- Born: October 17, 1927 Dresden, Germany
- Died: June 26, 2014 (aged 86) Toronto, Ontario, Canada
- Occupations: Film director, cinematographer, film producer, animator
- Years active: 1951 – 1996

= Wolf Koenig =

Canadian filmmaker (1927–2014)

Wolf Koenig (October 17, 1927 – June 26, 2014) was a Canadian film director, producer, animator, cinematographer, and a pioneer in Direct Cinema at the National Film Board of Canada.

==Early life==
Born in Dresden, Germany, Koenig emigrated to Canada with his family in 1937, when they fled Nazi Germany. They settled in 145 acre farm along the Grand River, outside what is now known as Cambridge, Ontario. In 1948, a local representative for the Canadian department of agriculture needed the family's tractor to demonstrate a new tree-planting machine. As the young Koenig pulled the machine across a field, he noticed a small film crew from the NFB's former agricultural film unit, recording the demonstration. After filming was complete, he approached the men, who included director Raymond Garceau, and told them he loved films, especially animation, and hoped to work in filmmaking. They suggested he send in a job application and approximately six weeks later he received a letter offering him the position of a junior splicer for $100 per month.

His younger brother Joe Koenig was also a filmmaker.

==NFB career==
Koenig quickly established himself as a multi-talented artist, filming Norman McLaren's Neighbours (1952), animating Colin Low's The Romance of Transportation in Canada (1953) and serving as cinematographer on Low's Corral (1954). Koenig co-directed several historically significant NFB documentaries during, including City of Gold (with Low, 1957), The Days Before Christmas (1958), Lonely Boy (with Kroitor, 1962) and Stravinsky (1965). Along with Terence Macartney-Filgate, Roman Kroitor and Tom Daly, he was also one of the principal contributors to the NFB's Candid Eye series, which was influential in the development of direct cinema.

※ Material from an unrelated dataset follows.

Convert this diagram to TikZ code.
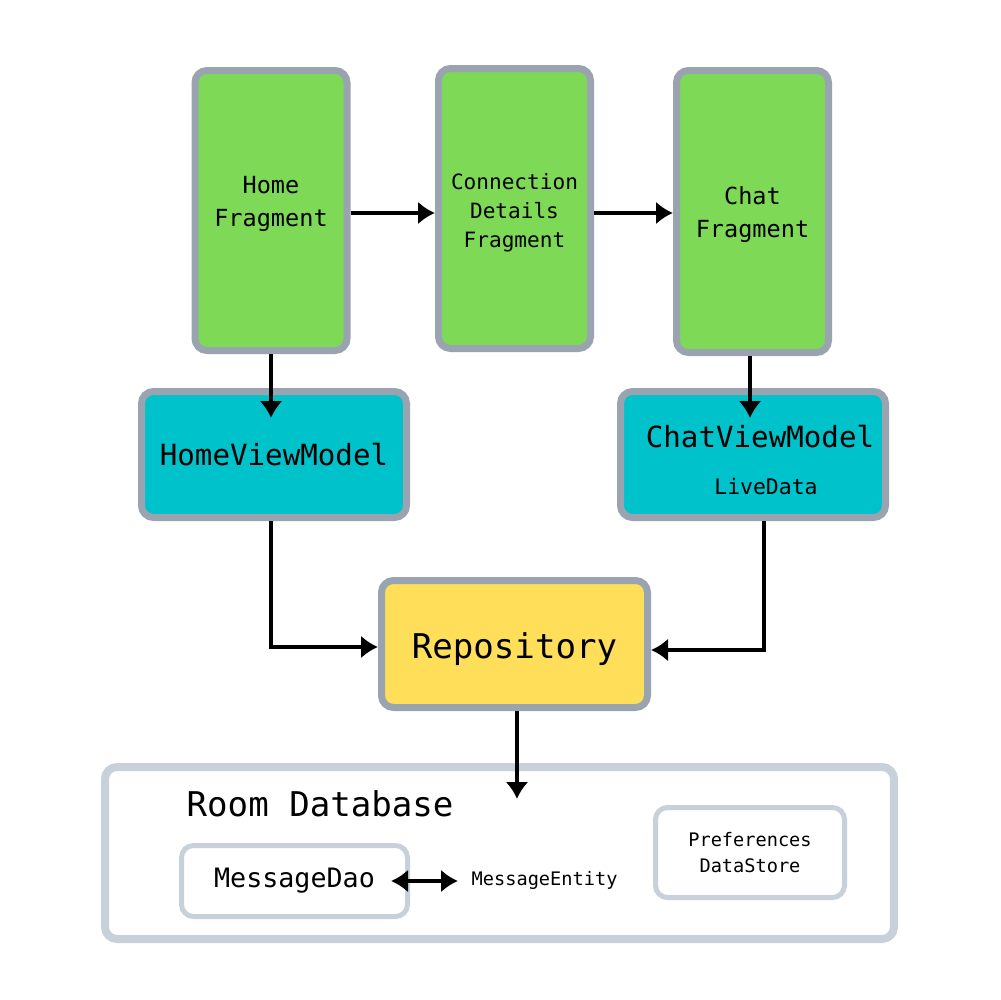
\documentclass[tikz,border=0pt]{standalone}
\usepackage{fontspec}
\setmainfont{DejaVu Sans Mono}
\usepackage{xcolor}
\usetikzlibrary{positioning, arrows.meta, calc}
\definecolor{frame}{HTML}{9AA4B1}
\definecolor{lightframe}{HTML}{C8D1DA}
\definecolor{fraggreen}{HTML}{7ED957}
\definecolor{vmteal}{HTML}{00C2CB}
\definecolor{repoyellow}{HTML}{FFDE59}
\newcommand{\fs}[2]{\fontsize{#1}{#2}\selectfont}

\begin{document}
\begin{tikzpicture}[
  x=0.1mm, y=-0.1mm, >={Latex[length=1.7mm,width=2.3mm]},
  box/.style={draw=frame, line width=0.7mm, rounded corners=1.2mm,
              align=center, inner sep=0pt},
  frag/.style={box, fill=fraggreen, minimum width=15.2mm, minimum height=28mm},
  vm/.style={box, fill=vmteal, minimum width=26.5mm, minimum height=12.6mm},
  repo/.style={box, fill=repoyellow, minimum width=26.6mm, minimum height=12.7mm},
  store/.style={box, draw=lightframe, fill=white},
  txt/.style={align=center, inner sep=0pt},
  flow/.style={->, line width=0.4mm},
]
\fill[white] (0,0) rectangle (1000,1000);

% --- fragments ---
\node[frag, label={[txt, font=\fs{6.7}{9.4}, yshift=0.7mm]center:Home\\Fragment}]
  (home) at (271,210.5) {};
\node[frag, label={[txt, font=\fs{6.0}{8.25}, yshift=-0.4mm]center:Connection\\Details\\Fragment}]
  (conn) at (514.5,208.5) {};
\node[frag, minimum height=28.2mm, label={[txt, font=\fs{6.7}{9.4}, yshift=-0.3mm]center:Chat\\Fragment}]
  (chat) at (752.5,211.5) {};

\draw[flow] ([yshift=-0.25mm]home.east) -- ([yshift=-0.25mm]home.east -| conn.west);
\draw[flow] ([yshift=-0.25mm]home.east -| conn.east) -- ([yshift=-0.25mm]home.east -| chat.west);

% --- view models ---
\node[vm, font=\fs{8.3}{10}] (homevm) at (274,454.5) {HomeViewModel};
\node[vm, label={[txt, xshift=0.7mm, yshift=-0.55mm]center:{\fs{8.3}{10}ChatViewModel}\\[1.3pt]\hspace*{1.2mm}{\fs{6.1}{7}LiveData}}]
  (chatvm) at (753,454.5) {};

\draw[flow] (home.south) -- ++(0,64);
\draw[flow] ([xshift=-0.25mm]chat.south) -- ++(0,62);

% --- repository ---
\node[repo, label={[txt, font=\fs{9.7}{11}, yshift=-0.55mm]center:Repository}]
  (repo) at (514.5,644) {};

\draw[flow] ([xshift=-0.3mm]homevm.south) |- ([yshift=-0.3mm]repo.west);
\draw[flow] ([xshift=1.1mm]chatvm.south) |- ([yshift=-0.6mm]repo.east);

% --- storage ---
\node[store, line width=0.8mm, minimum width=78.9mm, minimum height=17.2mm]
  (room) at (499.5,853) {};
\node[font=\fs{9.7}{11}, inner sep=0pt, anchor=west] (roomlbl) at (186,804) {Room Database};
\node[store, line width=0.5mm, minimum width=22.6mm, minimum height=7.1mm,
      font=\fs{7.6}{9}] (dao) at (294.5,881) {\raisebox{-0.6mm}{MessageDao}};
\node[font=\fs{5.3}{7}, inner sep=0pt, anchor=west] (entity) at (471,880) {MessageEntity};
\node[store, line width=0.5mm, minimum width=18.9mm, minimum height=9mm,
      font=\fs{5.3}{7.4}] (prefs) at (750,852.5) {Preferences\\DataStore};

\draw[flow] ([xshift=0.25mm]repo.south) -- ++(0,88);
\draw[flow, <->] ([xshift=-1.9mm]dao.east) -- ([xshift=-1.3mm]dao.east -| entity.west);
\end{tikzpicture}
\end{document}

Koenig made major contributions to a range of notable projects. He was also the cinematographer for Arthur Lipsett's Experimental Film (1963) and N-Zone (1970), both admired by George Lucas.

Koenig served as executive producer of the NFB's English animation unit from 1962 to 1967 and again from 1972 to 1975. His credits as an animation producer included the Academy Award nominees The Drag (1966), What on Earth! (1966) and The House That Jack Built (1967). Koenig also produced Alanis Obomsawin's documentary Kanehsatake: 270 Years of Resistance, named Best Canadian Feature Film at the 1993 Festival of Festivals (now Toronto International Film Festival).

==Legacy==
Koenig retired from the NFB in 1995 to Westport, Ontario, where he made furniture and remained sporadically active in film.

He received numerous honours awards during his career, including a 1984 Genie Award for Best Theatrical Short as producer of Ted Baryluk's Grocery and six Canadian Film Awards: Film of the Year and Best Arts and Experimental Film for City of Gold, Film of the Year and Best General Information Film for Lonely Boy, Best TV Information Film for Stravinsky and Best Documentary Short Film for The Hottest Show on Earth (1977).

Koenig died June 26, 2014, in Toronto at the age of 86.